Here, Beethoven is no longer writing up to his own lofty standards as a performer, but for the super virtuoso of the following generation -- personified by Czerny. With not one solo cadenza per se in sight, with the "Emperor" Beethoven created a symphonic concerto.
The first movement opens with a huge E-flat chord for the full orchestra, interrupted by a series of equally commanding arpeggios for the solo, suggesting an early cadenza, with alternating mighty pronouncements for the orchestra and the piano. The concerto's opening seems already to have arrived at a great height, announcing itself through repeated, solemn chords with the golden quality of an almost royal fanfare.
After an introduction, the splendid opening theme has a sense of firmness, strongly rooted in the concerto's key of E flat, which is balanced by a second theme no less noble but softer, whispering its presence until the two themes reconcile. The introduction ended, the piano then offers a swaggering theme of which Donald Francis Tovey, in his analysis of the Concerto, wrote: "The orchestra is not only symphonic, but is enabled by the very necessity of accompanying the solo lightly to produce orchestral effects in a different category from anything in the symphonies.
At one point in the first movement, Beethoven prevents the introduction of any subsequent pianist's cadenza by writing his own, a procedure so unusual that he added a footnote to the score: "Non si fa una Cadenza, ma s'attacca subito il seguente" ("Don't play a cadenza, but attack the following immediately"). What follows is a short but well considered working out of the principal idea with the orchestra joining in before long in the horn melody. (From this time on, Beethoven began to write cadenzas for his earlier concerti. Since he was no longer going to play them himself, he wanted to be sure that the cadenza offered was not a capricious intrusion into the musical fabric).
The second movement is one of the composer's sublime inspirations.
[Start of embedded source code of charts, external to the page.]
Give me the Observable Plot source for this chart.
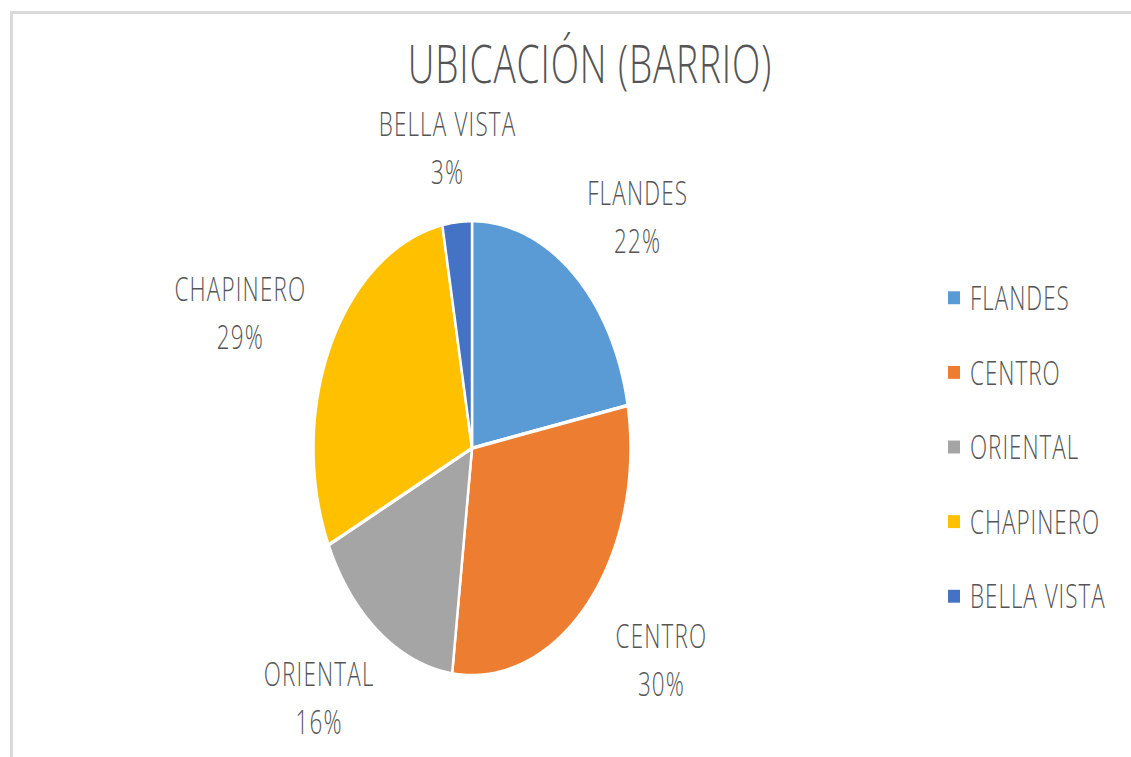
<!DOCTYPE html>
<html><head><meta charset="utf-8">
<script src="https://cdn.jsdelivr.net/npm/d3@7"></script>
<script src="https://cdn.jsdelivr.net/npm/@observablehq/plot@0.6"></script>
<style>
html,body{margin:0;padding:0;background:#fff;overflow:hidden;width:1131px;height:757px;}
#frame{position:absolute;left:10px;top:11px;width:1200px;height:800px;border-top:3px solid #d9d9d9;border-left:3px solid #d9d9d9;box-sizing:border-box;}
#stage{position:absolute;left:0;top:0;width:1131px;height:528px;transform:scaleY(1.435);transform-origin:0 0;}
#chart{position:absolute;left:0;top:0;}
#title{position:absolute;left:0;width:1180px;top:24.9px;text-align:center;font-family:"Open Sans";font-weight:300;font-size:37px;letter-spacing:0.9px;line-height:1;color:#555;}
#legend{position:absolute;left:948px;top:181.75px;}
#legend > div{font-family:"Open Sans" !important;font-weight:300;font-size:22.4px !important;letter-spacing:1px;color:#555;margin:0 !important;}
#legend > div > div{height:51.9px;padding:0 !important;display:flex;align-items:center;}
#legend svg{margin-right:10px !important;}
#chart text{font-weight:300;letter-spacing:1.2px;}
</style></head><body>
<div id="frame"></div>
<div id="stage"><div id="chart"></div><div id="title"></div><div id="legend"></div></div>
<script>
const titleText = "UBICACIÓN (BARRIO)";
const categories = ["FLANDES", "CENTRO", "ORIENTAL", "CHAPINERO", "BELLA VISTA"];
const percentages = [22, 30, 16, 29, 3];
const colors = ["#5B9BD5", "#ED7D31", "#A5A5A5", "#FFC000", "#4472C4"];

document.getElementById("title").textContent = titleText;

const arcs = d3.pie().sort(null).value(d => d)(percentages);
const step = Math.PI / 360;
const slices = [];
const labels = [];
arcs.forEach((a, i) => {
  const name = categories[i];
  slices.push({name, x: 0, y: 0});
  const n = Math.max(2, Math.ceil((a.endAngle - a.startAngle) / step));
  for (let k = 0; k <= n; k++) {
    const t = a.startAngle + (a.endAngle - a.startAngle) * k / n;
    slices.push({name, x: Math.sin(t), y: Math.cos(t)});
  }
  slices.push({name, x: 0, y: 0});
  const mid = (a.startAngle + a.endAngle) / 2;
  labels.push({name, text: name + "\n" + percentages[i] + "%", x: 1.64 * Math.sin(mid), y: 1.34 * Math.cos(mid)});
});

const chart = Plot.plot({
  width: 1131,
  height: 528,
  margin: 0,
  x: {domain: [-1, 1], range: [313, 630], axis: null},
  y: {domain: [-1, 1], range: [470.3, 153.3], axis: null},
  color: {domain: categories, range: colors},
  style: {background: "transparent", overflow: "visible"},
  marks: [
    Plot.line(slices, {x: "x", y: "y", z: "name", fill: "name", stroke: "white", strokeWidth: 2.5, curve: "linear"}),
    Plot.text(labels, {x: "x", y: "y", text: "text", fill: "#555", fontSize: 22.4, fontFamily: "Open Sans", lineHeight: 1.49})
  ]
});
document.getElementById("chart").appendChild(chart);
const leg = chart.legend("color", {columns: 1, swatchWidth: 12, swatchHeight: 9});
document.getElementById("legend").appendChild(leg);
</script>
</body></html>
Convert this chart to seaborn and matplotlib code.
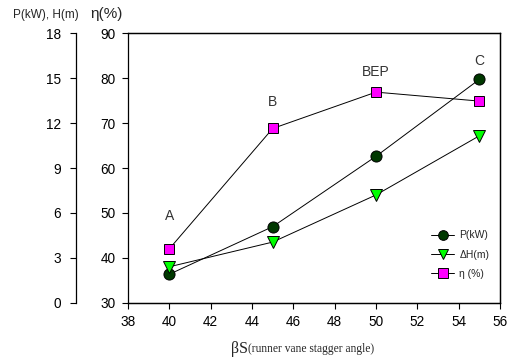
import matplotlib
matplotlib.use("Agg")
import matplotlib.pyplot as plt
import seaborn as sns
import numpy as np

# data
angles = [40, 45, 50, 55]
power_kw = [1.9, 5.08, 9.78, 14.92]
head_m = [2.4, 4.05, 7.2, 11.15]
eff_pct = [42.0, 68.8, 76.9, 74.9]
point_labels = ["A", "B", "BEP", "C"]
label_y = [49.2, 74.8, 81.4, 83.9]
label_x = [40, 45, 50, 55]
x_ticks = list(range(38, 57, 2))
eff_ticks = list(range(30, 91, 10))
ph_ticks = list(range(0, 19, 3))

sns.set_style("ticks")
plt.rcParams['font.family'] = ['Liberation Sans', 'DejaVu Sans']

fig = plt.figure(figsize=(5.15, 3.6), dpi=100)
ax = fig.add_axes([128/515, 1-302.7/360, 372/515, 269.4/360])
ax2 = ax.twinx()

lw = 0.7
sns.lineplot(x=angles, y=eff_pct, ax=ax, color='black', linewidth=lw,
             marker='s', markersize=7, markerfacecolor='#ff00ff',
             markeredgecolor='black', markeredgewidth=0.7, label='η (%)', legend=False)
sns.lineplot(x=angles, y=power_kw, ax=ax2, color='black', linewidth=lw,
             marker='o', markersize=8, markerfacecolor='#003800',
             markeredgecolor='black', markeredgewidth=0.7, label='P(kW)', legend=False)
sns.lineplot(x=angles, y=head_m, ax=ax2, color='black', linewidth=lw,
             marker='v', markersize=8, markerfacecolor='#00ff00',
             markeredgecolor='black', markeredgewidth=0.7, label='ΔH(m)', legend=False)

ax.set_xlim(38, 56)
ax.set_ylim(30, 90)
ax2.set_ylim(0, 18)
ax.set_xticks(x_ticks)
ax.set_yticks(eff_ticks)
ax2.set_yticks(ph_ticks)

for sp in ax.spines.values():
    sp.set_linewidth(0.9)
    sp.set_color('black')
for name, sp in ax2.spines.items():
    sp.set_linewidth(0.9)
    sp.set_color('black')
ax2.spines['left'].set_position(('axes', (76-128)/372))
ax2.spines['left'].set_visible(True)
ax2.spines['right'].set_visible(True)
ax2.yaxis.set_ticks_position('left')
ax2.yaxis.set_label_position('left')
ax.spines['right'].set_visible(True)
ax.spines['top'].set_visible(True)

ax.tick_params(axis='x', direction='out', length=4, width=0.8, labelsize=9.8, pad=5, colors='black')
ax.tick_params(axis='y', direction='out', length=4, width=0.8, labelsize=9.8, pad=5, colors='black')
ax2.tick_params(axis='y', direction='out', length=4, width=0.8, labelsize=9.8, pad=7, colors='black')
ax.set_xlabel("")
ax.set_ylabel("")
ax2.set_ylabel("")

for lx, ly, t in zip(label_x, label_y, point_labels):
    ax.text(lx, ly, t, ha='center', va='center', fontsize=10, color='#333333')

fig.text(13/515, 1-15/360, "P(kW), H(m)", fontsize=8.5, ha='left', va='center')
fig.text(90/515, 1-14/360, "η(%)", fontsize=11, ha='left', va='center')

fig.text(248/515, 1-349/360, "βS", fontsize=11.5, ha='right', va='center', family='Liberation Serif')
fig.text(248/515, 1-349/360, "(runner vane stagger angle)", fontsize=8.3, ha='left', va='center', family='Liberation Serif')

h1, l1 = ax2.get_legend_handles_labels()
h2, l2 = ax.get_legend_handles_labels()
leg = ax2.legend(h1 + h2, l1 + l2, loc='upper left', bbox_to_anchor=(426/515, 1-225/360),
                 bbox_transform=fig.transFigure, frameon=False, fontsize=7.5,
                 labelspacing=0.9, handlelength=2.2, handletextpad=0.5, borderpad=0)
for h in leg.legend_handles:
    h.set_markersize(7)

fig.savefig("out.png", dpi=100)
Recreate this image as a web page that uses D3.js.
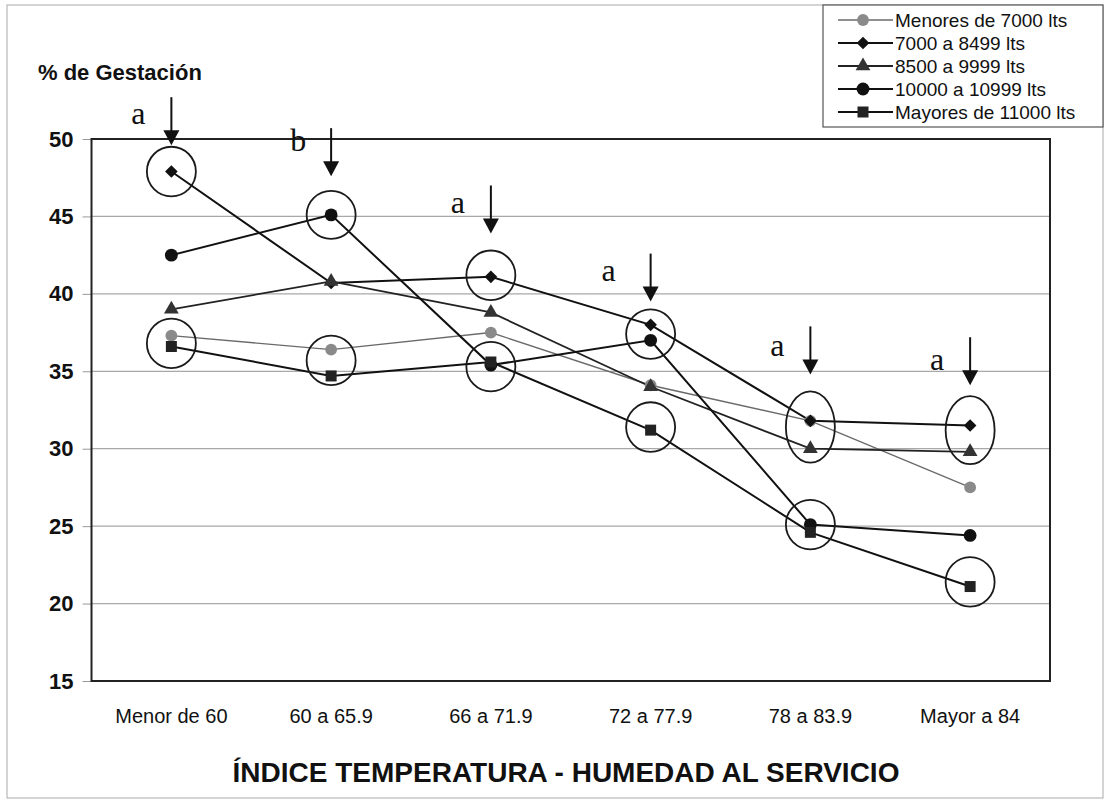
<!DOCTYPE html>
<html>
<head>
<meta charset="utf-8">
<script src="https://cdn.jsdelivr.net/npm/d3@7"></script>
<style>
  body { margin: 0; background: #fff; }
  svg { display: block; font-family: Arial, "Liberation Sans", sans-serif; }
</style>
</head>
<body>
<div id="chart"></div>
<script>
// Data
const categories = ['Menor de 60', '60 a 65.9', '66 a 71.9', '72 a 77.9', '78 a 83.9', 'Mayor a 84'];
const seriesNames = ['Menores de 7000 lts', '7000 a 8499 lts', '8500 a 9999 lts', '10000 a 10999 lts', 'Mayores de 11000 lts'];
const menores7000 = [37.3, 36.4, 37.5, 34.1, 31.8, 27.5];
const de7000a8499 = [47.9, 40.7, 41.1, 38.0, 31.8, 31.5];
const de8500a9999 = [39.0, 40.8, 38.8, 34.0, 30.0, 29.8];
const de10000a10999 = [42.5, 45.1, 35.4, 37.0, 25.1, 24.4];
const mayores11000 = [36.6, 34.7, 35.6, 31.2, 24.6, 21.1];
const yTicks = [15, 20, 25, 30, 35, 40, 45, 50];

// significance letters with arrow tip / letter baseline (in % units)
const sigLetters = ['a', 'b', 'a', 'a', 'a', 'a'];
const arrowTip = [49.6, 47.6, 43.9, 39.5, 34.8, 34.1];
const letterBase = [51.0, 49.2, 45.2, 40.8, 36.0, 35.1];

// ring marks: category index, centre value, half height (in % units)
const ringCat = [0, 0, 1, 1, 2, 2, 3, 3, 4, 4, 5, 5];
const ringValue = [47.9, 36.8, 45.1, 35.7, 41.2, 35.3, 37.4, 31.4, 31.4, 25.1, 31.2, 21.4];
const ringHalf = [1.6, 1.6, 1.55, 1.6, 1.6, 1.6, 1.6, 1.6, 2.3, 1.6, 2.2, 1.6];

const config = {
    width: 1106,
    height: 803,
    margin: { top: 139, right: 56, bottom: 122, left: 91.5 }
};

const svg = d3.select('#chart')
    .append('svg')
    .attr('width', config.width)
    .attr('height', config.height);

// outer chart frame
svg.append('rect')
    .attr('x', 7).attr('y', 5)
    .attr('width', 1096).attr('height', 793)
    .attr('fill', 'none')
    .attr('stroke', '#aaa');

const innerW = config.width - config.margin.left - config.margin.right;
const innerH = config.height - config.margin.top - config.margin.bottom;

const x = d3.scaleBand()
    .domain(categories)
    .range([config.margin.left, config.margin.left + innerW]);
const xc = c => x(c) + x.bandwidth() / 2;

const y = d3.scaleLinear()
    .domain([15, 50])
    .range([config.margin.top + innerH, config.margin.top]);

// gridlines
svg.append('g')
    .selectAll('line')
    .data(yTicks.filter(t => t > 15 && t < 50))
    .join('line')
    .attr('x1', x.range()[0]).attr('x2', x.range()[1])
    .attr('y1', d => y(d)).attr('y2', d => y(d))
    .attr('stroke', '#a8a8a8')
    .attr('stroke-width', 1.2);

// y axis
const yAxis = svg.append('g')
    .attr('transform', `translate(${config.margin.left},0)`)
    .call(d3.axisLeft(y).tickValues(yTicks).tickSize(9).tickPadding(9));
yAxis.select('.domain').remove();
yAxis.selectAll('.tick line').attr('stroke', '#999');
yAxis.selectAll('.tick text')
    .attr('font-size', 22)
    .attr('font-weight', 'bold')
    .attr('fill', '#111')
    .attr('font-family', 'Arial, "Liberation Sans", sans-serif');

// x axis
const xAxis = svg.append('g')
    .attr('transform', `translate(0,${y(15)})`)
    .call(d3.axisBottom(x).tickSize(0).tickPadding(28));
xAxis.select('.domain').remove();
xAxis.selectAll('.tick text')
    .attr('font-size', 20)
    .attr('fill', '#111')
    .attr('font-family', 'Arial, "Liberation Sans", sans-serif');

// plot frame
svg.append('rect')
    .attr('x', x.range()[0]).attr('y', y(50))
    .attr('width', innerW).attr('height', innerH)
    .attr('fill', 'none')
    .attr('stroke', '#222')
    .attr('stroke-width', 2);

// series
const series = [
    { name: seriesNames[0], values: menores7000, symbol: d3.symbolCircle, size: 110, fill: '#8a8a8a', line: '#6a6a6a', lw: 1.4, rot: 0 },
    { name: seriesNames[1], values: de7000a8499, symbol: d3.symbolSquare, size: 80, fill: '#111', line: '#111', lw: 2, rot: 45 },
    { name: seriesNames[2], values: de8500a9999, symbol: d3.symbolTriangle, size: 95, fill: '#333', line: '#222', lw: 1.8, rot: 0 },
    { name: seriesNames[3], values: de10000a10999, symbol: d3.symbolCircle, size: 130, fill: '#111', line: '#111', lw: 2, rot: 0 },
    { name: seriesNames[4], values: mayores11000, symbol: d3.symbolSquare, size: 121, fill: '#222', line: '#111', lw: 2, rot: 0 }
];

const line = d3.line()
    .x((d, i) => xc(categories[i]))
    .y(d => y(d));

series.forEach(s => {
    svg.append('path')
        .datum(s.values)
        .attr('d', line)
        .attr('fill', 'none')
        .attr('stroke', s.line)
        .attr('stroke-width', s.lw);
});

series.forEach(s => {
    svg.append('g')
        .selectAll('path')
        .data(s.values)
        .join('path')
        .attr('d', d3.symbol(s.symbol, s.size))
        .attr('transform', (d, i) => `translate(${xc(categories[i])},${y(d)}) rotate(${s.rot})`)
        .attr('fill', s.fill);
});

// rings around significant points
const ringRx = 24.5;
svg.append('g')
    .selectAll('ellipse')
    .data(ringCat.map((c, i) => ({ c, v: ringValue[i], h: ringHalf[i] })))
    .join('ellipse')
    .attr('cx', d => xc(categories[d.c]))
    .attr('cy', d => y(d.v))
    .attr('rx', ringRx)
    .attr('ry', d => y(d.v - d.h) - y(d.v))
    .attr('fill', 'none')
    .attr('stroke', '#1a1a1a')
    .attr('stroke-width', 1.8);

// arrows and letters
const arrowLen = 48, headLen = 15, headW = 8;
const arrows = svg.append('g');
categories.forEach((c, i) => {
    const ax = xc(c), tip = y(arrowTip[i]);
    arrows.append('line')
        .attr('x1', ax).attr('x2', ax)
        .attr('y1', tip - arrowLen).attr('y2', tip - headLen + 1)
        .attr('stroke', '#111').attr('stroke-width', 2);
    arrows.append('path')
        .attr('d', `M${ax - headW},${tip - headLen}L${ax + headW},${tip - headLen}L${ax},${tip}Z`)
        .attr('fill', '#111');
    arrows.append('text')
        .attr('x', ax - (i === 3 ? 42 : 33))
        .attr('y', y(letterBase[i]))
        .attr('text-anchor', 'middle')
        .attr('font-family', '"Liberation Serif", "Times New Roman", serif')
        .attr('font-size', 32)
        .attr('fill', '#111')
        .text(sigLetters[i]);
});

// titles
svg.append('text')
    .attr('x', 38).attr('y', 80)
    .attr('font-size', 22)
    .attr('font-weight', 'bold')
    .attr('fill', '#111')
    .text('% de Gestación');

svg.append('text')
    .attr('x', 566).attr('y', 782)
    .attr('text-anchor', 'middle')
    .attr('font-size', 28)
    .attr('font-weight', 'bold')
    .attr('fill', '#111')
    .text('ÍNDICE TEMPERATURA - HUMEDAD AL SERVICIO');

// legend
const legend = svg.append('g');
legend.append('rect')
    .attr('x', 823).attr('y', 5)
    .attr('width', 280).attr('height', 122)
    .attr('fill', '#fff')
    .attr('stroke', '#555')
    .attr('stroke-width', 1.2);

const rowY = d3.scaleLinear().domain([0, 4]).range([20, 112]);
series.forEach((s, i) => {
    const ly = rowY(i);
    legend.append('line')
        .attr('x1', 838).attr('x2', 893)
        .attr('y1', ly).attr('y2', ly)
        .attr('stroke', s.line).attr('stroke-width', s.lw);
    legend.append('path')
        .attr('d', d3.symbol(s.symbol, s.size))
        .attr('transform', `translate(863,${ly}) rotate(${s.rot})`)
        .attr('fill', s.fill);
    legend.append('text')
        .attr('x', 895).attr('y', ly)
        .attr('dy', '0.35em')
        .attr('font-size', 19)
        .attr('fill', '#111')
        .text(s.name);
});
</script>
</body>
</html>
The muted strings play a theme of beauty and tenderness, the piano responding in hushed, descending triplets, creating a subtle tension until the theme is exposed. The nocturne-like character of the movement is furthered by a delicate balance of soft woodwinds, strings, and the solo, as the music mysteriously fades away.
The second-movement adagio ascends heavenward, stopping time with a melancholy meditation. Then, over a sustained horn note, the piano introduces, softly and still andante, the theme of the rondo finale. Suddenly, dramatically, the piano lunges into the final theme, now a grandly exuberant allegro.
From J.Y. Chen's Doctoral Thesis at the University of Houston School of Music: Then follows one of Beethoven's most mysterious musical moments, the hushed transition leading without pause into the exuberant Rondo. Beethoven builds up immense tension by subtle changes in key and tempo with hints of the rondo refrain to come, until the Finale bursts out in its jubilant mood.
In the final movement, the main theme is really just an arpeggio reassembled. But with each of the dazzling statements, Beethoven disassembles them still further, requiring the listener to take part in the performance through active listening -- just as variations on a theme may require listeners to bushwhack their way back to the original theme. As in the concerto's opening, the main theme of the final movement has the structure and imposing character of a fanfare.